Citizen Smash posts on the car bomb in Baghdad and the small arms attack in Baquoba. He thinks that the new Iraqi government will attempt to clean out the current safe havens of Fallujah, Baquoba and Samarra prior to the January elections held there.

What bothers me most about the war in Iraq right now is the progression of events we have seen several times:

An series of attacks, followed by an expedition to Fallujah, where the "insurgents" are surrounded, outgunned and (to this non-military eye) terribly vulnerable, followed by "successful" negotiations for a cease fire pursuant to which we back off. The cease fire, of course, turns out to be meaningless because no arms are surrendered and no one is taken into custody. Then, three or four weeks later, a new series of attacks are mounted from the same places we had surrounded, and the whole process is repeated (and I fume impotently).

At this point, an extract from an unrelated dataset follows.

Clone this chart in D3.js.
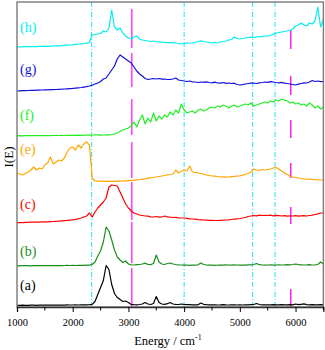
<!DOCTYPE html>
<html lang="en">

<head>
    <meta charset="UTF-8">
    <title>I(E) spectra</title>
    <script src="https://cdn.jsdelivr.net/npm/d3@7"></script>
    <style>
        body { margin: 0; background: #fff; }
        svg { display: block; font-family: "Liberation Serif", "Times New Roman", serif; }
    </style>
</head>

<body>
    <div id="chart"></div>
    <script>
        // energy grid, cm-1
        var energy = d3.range(1000, 6501, 50);

        var xTicks = [1000, 2000, 3000, 4000, 5000, 6000];
        var xMinor = [1500, 2500, 3500, 4500, 5500, 6500];

        // dash-dot reference lines and magenta markers (cm-1)
        var cyanLines = [2340, 4000, 5230, 5632];
        var magentaMain = 3060;
        var magentaShort = 5914;

        // intensities, one value per grid point
        var specA = [0.2,0.1,0.3,0.2,0.2,0.4,0.3,0.2,0.3,0.4,
            0.3,0.4,0.3,0.5,0.4,0.3,0.5,0.4,0.6,0.5,
            0.5,0.6,0.5,0.7,0.6,0.7,0.8,1.2,4,11,
            18,25,40,36,21,12,8,6,4,4.5,
            3,1,0.8,0.7,1,1.5,3,1.5,1,2,
            9,3,1.5,1.2,1.8,3,1.5,1.2,1,1.5,
            1,0.8,0.8,0.7,0.6,0.7,2.5,1.2,0.8,0.7,
            0.6,0.7,0.5,0.6,0.8,0.6,0.5,0.7,0.6,0.5,
            0.6,0.5,0.7,0.6,0.8,1,2,1,0.7,0.6,
            0.7,0.6,0.8,0.7,0.6,0.8,0.7,0.6,0.9,0.7,
            1.5,0.8,1.2,1.6,0.8,0.7,0.9,0.6,0.7,0.8,
            0.6];

        var specB = [0.3,0.2,0.4,0.3,0.3,0.2,0.4,0.3,0.4,0.3,
            0.4,0.3,0.4,0.5,0.4,0.5,0.4,0.5,0.6,0.5,
            0.6,0.5,0.7,0.6,0.7,0.8,0.9,1.5,4,10,
            15,24,39,35,26,16,9,6,3.5,5,
            2,1.2,1,1.3,1.5,2,2.8,1.6,1.4,2.5,
            11,4,2,1.5,2.5,3,2,1.5,1.2,1,
            0.8,0.9,0.7,0.8,0.9,1.2,3,1.5,1,0.8,
            0.9,0.7,0.8,1,0.9,1.2,1,0.8,1.1,1,
            0.9,1,0.8,1.1,1.2,1.5,2.5,1.3,1,0.9,
            1,1.1,0.9,1,1.2,1,1.1,1.3,1.2,1.5,
            2,1.4,1.2,1,1.1,1.3,1,1.2,1.5,4,
            2];

        var specC = [0.3,0.5,0.4,0.6,0.7,0.8,0.9,1,0.9,1.1,
            1.2,1.1,1.4,1.5,1.7,1.9,2.2,2.4,2.6,2.9,
            3.2,3.6,4.2,5,6,7,10,6,11,15,
            18,21,25,36,38,37.5,37,31,25,19,
            15,12,10,9,8,7.5,7,6.8,6.2,6,
            6.5,5.8,6,7,6.2,5.8,5.5,5.6,5.2,5,
            5,4.6,4.2,4,3.8,3.4,3.2,3,2.9,2.7,
            2.6,2.5,2.5,2.7,2.8,3,3.2,3.5,3.8,4.2,
            4.5,5,5.5,6.5,7,7.5,7.2,7.8,7.5,7.6,
            7.5,7.8,7.2,7.6,7.4,7,7.3,6.8,7.2,7,
            7.3,6.9,7.1,7.3,7,7.5,7.8,8.5,9.2,10,
            10];

        var specE = [9,8,7,8.5,10,12,15,12,14,13,
            17,19,25,18,20,22,21,24,30,34,
            35,32,37,34,38,40,37,4,1,0.8,
            0.8,0.7,0.6,0.8,0.7,0.6,0.8,0.9,1,1.2,
            1.4,1.6,1.8,2.2,2.5,2.8,3.2,3.8,4.2,4.5,
            5,5.5,6,6.5,7.2,7.5,8,12,9,10.5,
            12,11,16,10,9.5,9,8.5,8,7,6.5,
            6,5.8,5.5,5,5.2,4.8,5,5.3,5.6,6,
            6.2,6.8,7.5,8.5,10,13,12,11.5,12.5,12,
            12.5,13,14,14.5,13,11,9,7.5,6,5,
            4.5,4,3.5,3.2,3,2.8,2.5,2.3,2.2,2,
            2];

        var specF = [0.2,0.3,0.2,0.3,0.4,0.3,0.4,0.3,0.5,0.4,
            0.4,0.5,0.4,0.5,0.6,0.5,0.6,0.5,0.6,0.7,
            0.6,0.7,0.8,0.7,0.8,0.9,0.8,1,1.1,1.2,
            0.9,1,1.1,1.2,1.5,2,3,4.5,6,7,
            8,10,14,9,16,21,12,18,14,23,
            15,20,17,21,19,24,21,26,23,32,
            26,23,24,25,23,26,27,25,26,28,
            29,28,30,29,31,30,28,30,31,29,
            30,31,32,31,33,30,31,32,33,34,
            33,35,34,36,35,37,36,35,33,34,
            32,33,31,32,30,33,31,28,30,27,
            29];

        var specG = [0,0.2,0.3,0.4,0.5,0.6,0.7,0.8,0.9,1,
            1.1,1.2,1.3,1.4,1.5,1.7,1.8,2,2.2,2.4,
            2.6,2.9,3.2,3.5,3.9,4.3,5,5.8,7,8,
            9.5,12,13,17,21,25,32,36,34,32,
            30,28,24,20,17,15,12.5,11.5,12,12.5,
            12,12.5,11.8,12,11.5,11.7,12,13,11,10.5,
            10,9.5,10,9.2,9,8.5,9,8.7,9.2,8.5,
            8.2,8.8,8,7.8,8.5,7.6,8,7.5,7.8,6.5,
            6,6.3,7,7.5,7.8,8,7.5,8.2,8.5,9,
            8.6,9.3,9,8.5,8.2,8.6,7.8,7.5,7,6.5,
            6,6.8,7.5,8.2,8,9,10.5,9.5,10,9.3,
            9.5];

        var specH = [0,0.2,0.1,0.3,0.4,0.3,0.5,0.4,0.6,0.7,
            0.8,0.7,0.9,1,1.2,1.1,1.3,1.6,1.8,2,
            2.2,2.6,3,3.2,3.5,3.8,4.5,12,12.5,13,
            13.5,16,15,19,37,20,17,19,14,11,
            9,8,10,11,8,7,6.5,6,5.5,6,
            5.5,5,4.8,4.5,4.3,4.4,4.2,4,3.5,3,
            3.5,3.8,4,4.2,4.5,5.5,6.2,5.5,5,4.5,
            4,4.5,4,5,5.5,6,7,7.5,10,8.5,
            8,8.5,9,9.5,9.8,9.5,10,10.5,10.3,11,
            11,11.5,13,14,14.5,15,15.5,16,16.5,18,
            21,22,24,22,21,24,23,26,40,20,
            28];

        // offsets / colours / label & marker placement (y units)
        var series = [
            { key: "(a)", v: specA, off: 1.5, color: "#000000", ly: 17,  main: [0, 39],    mark: [0, 18] },
            { key: "(b)", v: specB, off: 41,  color: "#1c8c1c", ly: 51,  main: [44, 85],   mark: null },
            { key: "(c)", v: specC, off: 84,  color: "#ff0000", ly: 98,  main: [87, 125],  mark: [83, 100] },
            { key: "(e)", v: specE, off: 125, color: "#ffa500", ly: 153, main: [129, 165], mark: [129, 144] },
            { key: "(f)", v: specF, off: 171, color: "#22ee22", ly: 187, main: [172, 208], mark: [169, 187] },
            { key: "(g)", v: specG, off: 216, color: "#1010e0", ly: 233, main: [220, 254], mark: [212, 231] },
            { key: "(h)", v: specH, off: 260, color: "#00eeee", ly: 275, main: [259, 298], mark: [258, 277] }
        ];

        var w = 325, h = 350;
        var pl = 17, pr = 323.4, pt = 2, pb = 307;

        var x = d3.scaleLinear().domain([1000, 6500]).range([pl, pr]);
        var y = d3.scaleLinear().domain([0, 305]).range([pb, pt]);

        var svg = d3.select("#chart").append("svg")
            .attr("width", w)
            .attr("height", h);

        //reference lines------------------------
        svg.selectAll(".cyan").data(cyanLines).enter()
            .append("line")
            .attr("x1", function(d) { return x(d); })
            .attr("x2", function(d) { return x(d); })
            .attr("y1", pt)
            .attr("y2", pb)
            .attr("stroke", "#22e0f0")
            .attr("stroke-width", 1)
            .attr("stroke-dasharray", "5,2,1,2");

        svg.selectAll(".mmain").data(series).enter()
            .append("line")
            .attr("x1", x(magentaMain))
            .attr("x2", x(magentaMain))
            .attr("y1", function(d) { return y(d.main[0]); })
            .attr("y2", function(d) { return y(d.main[1]); })
            .attr("stroke", "#ff44ff")
            .attr("stroke-width", 1.6);

        svg.selectAll(".mshort").data(series.filter(function(d) { return d.mark; })).enter()
            .append("line")
            .attr("x1", x(magentaShort))
            .attr("x2", x(magentaShort))
            .attr("y1", function(d) { return y(d.mark[0]); })
            .attr("y2", function(d) { return y(d.mark[1]); })
            .attr("stroke", "#ff22ee")
            .attr("stroke-width", 1.5);

        //spectra--------------------------------
        var line = d3.line()
            .x(function(d, i) { return x(energy[i]); })
            .y(function(d) { return y(d); });

        svg.selectAll(".spec").data(series).enter()
            .append("path")
            .attr("d", function(s) {
                return line(s.v.map(function(v) { return v + s.off; }));
            })
            .attr("fill", "none")
            .attr("stroke", function(s) { return s.color; })
            .attr("stroke-width", 1.2)
            .attr("stroke-linejoin", "round");

        svg.selectAll(".lab").data(series).enter()
            .append("text")
            .attr("x", 20)
            .attr("y", function(s) { return y(s.ly); })
            .attr("fill", function(s) { return s.color; })
            .attr("font-size", 14)
            .text(function(s) { return s.key; });

        //frame & axis---------------------------
        svg.append("rect")
            .attr("x", pl)
            .attr("y", pt)
            .attr("width", pr - pl)
            .attr("height", pb - pt)
            .attr("fill", "none")
            .attr("stroke", "#7a7a7a")
            .attr("stroke-width", 1.4);

        var ax = svg.append("g")
            .attr("transform", "translate(0," + pb + ")")
            .call(d3.axisBottom(x).tickValues(xTicks).tickSize(5).tickPadding(7)
                .tickFormat(d3.format("d")));
        ax.select(".domain").attr("stroke", "#333").attr("stroke-width", 1.3);
        ax.selectAll("text").attr("font-family", "Liberation Serif").attr("font-size", 10.5).attr("fill", "#000");

        svg.append("g").selectAll("line").data(xMinor).enter()
            .append("line")
            .attr("x1", function(d) { return x(d); })
            .attr("x2", function(d) { return x(d); })
            .attr("y1", pb)
            .attr("y2", pb + 3.5)
            .attr("stroke", "#000");

        var title = svg.append("text")
            .attr("x", 168)
            .attr("y", 345)
            .attr("text-anchor", "middle")
            .attr("font-size", 12.5)
            .attr("fill", "#000");
        title.append("tspan").text("Energy / cm");
        title.append("tspan").attr("dy", -5).attr("font-size", 8).text("-1");

        svg.append("text")
            .attr("transform", "translate(13,157) rotate(-90)")
            .attr("text-anchor", "middle")
            .attr("font-size", 13)
            .attr("fill", "#000")
            .text("I(E)");
    </script>
</body>

</html>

It won't take long for people to start comparing that state of affairs to the Tet Offensive, which was simultaneously a military disaster and a huge political win for North Vietnam. That war truly was won (and lost) on the streets of the United States.

The on again/off again attempts control Fallujah have happened twice, now. If it happens much more, US voters might well conclude that Bush is waiting to get past the US election to finish cleaning out the three towns.

That would not be good. Trying to control the timing of anti-terrorist military efforts for political purposes can only hurt by politicizing the conduct of the war. To be perceived as trying to do so (even if it is untrue) is almost as bad.

If the bad guys are surrounded and cut off from food, water and ammunition, for God's sake kill them or capture them. Bush bet his reelection on Iraq. This is no time to start hedging that bet.